Polaroid Iconography by giam, 1958 - 1977

Sharon Van Lieu's picture

WOW! I'm truly awed.

Sharon

Grant Hutchinson's picture

A bit more chat about Paul's marvellous site here.

giam's picture

Thank you kindly, Sharon and Grant. I'm up to the introduction of product ID for sunglasses, 1962, and a new header for the blog. How time flies when you're having fun!

http://giam.typepad.com/the_branding_of_polaroid_/

Nick Shinn's picture

Paul, why didn't Bob Gage use a sans serif face for the first DDB ads?

Did it bother you at the time that your ID wasn't being carried over into the design of the ads?

And why isn't the Polaroid logo used as a "signature" at the end of the body copy?

giam's picture

Nick -- Those are excellent questions. DD&B had their own ways of doing things with typography and they used an excellent typographer named Klaus Schmidt to ride herd on their output. At the time that Gage did that ad for the Model 150, Polaroid was a $50 mill. business with an uncertain future and the ad was done before I got into redesigning the packaging. However, DD&B totally ignored my design concepts to the point where they never, ever included a photo of a package in one of their print or tv ads. This bothered me a lot more than the type they used. I can understand their competitiveness but it was IMO counterproductive to effective sales promotion. They made millions with television advertising and major print buys and I'm not aware that they pitched the package design biz, though the major national firms did. Polaroid did not appear at the bottom of the dealer ads because that is where each individual dealer pasted up his usually horrible logo and pertinent info. We tried to separate Polaroid from the schlock as much as possible.

http://giam.typepad.com/the_branding_of_polaroid_/

Nick Shinn's picture

Paul, I started work as an art director in 1979 for Raymond Lee, a classic Big Idea art director/copywriter. He always preferred not to show packaging or logo, and if possible not show the product either, relying merely on the genius of the ad to win awards, I mean sell the product. For instance, a photo of two naked feet, with the headline "Pity the poor soles with no Macgregor socks."

secondtoughest's picture

Hi Paul. I saw your blog is linked off of kottke.org. That's going to bring some exposure to your site! He has a lot of readers. How's the bandwidth? ;)

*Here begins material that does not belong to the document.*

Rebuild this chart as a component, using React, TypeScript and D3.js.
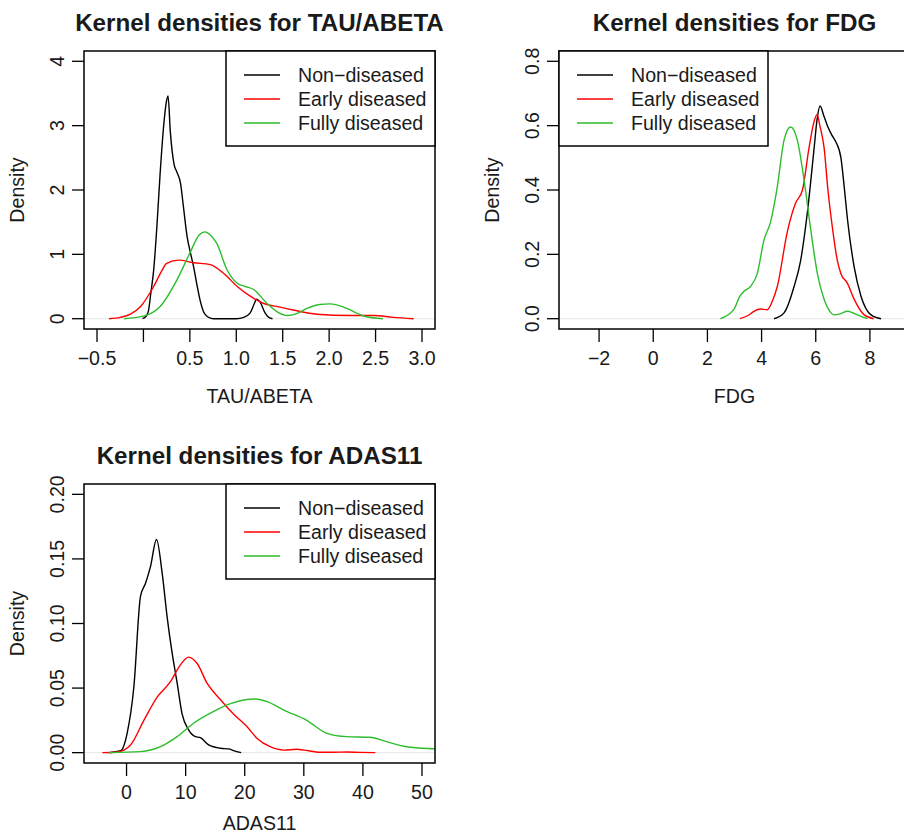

And thanks for the look into the amazing history of this project.

giam's picture

Nick -- Awards were the bane of my existence. Polaroid inhouse staff (not I) sent in the material and attended the awards dinners. I can't ever remember being invited. Once a piece got an award I never saw it again as the inhouse designers glommed onto related projects hoping to cover themselves with glory. I never got any other clients based on awards received. Freelancers could go broke submitting material to the weekly show announcements in their mail boxes. "Award-winning" has become a ridiculous clich

glutton's picture

Yeah, award shows are a big waste of time and money. Most of them are just for-profit enterprises (e.g., LogoLounge) and have nothing to do with promoting or recognizing excellence.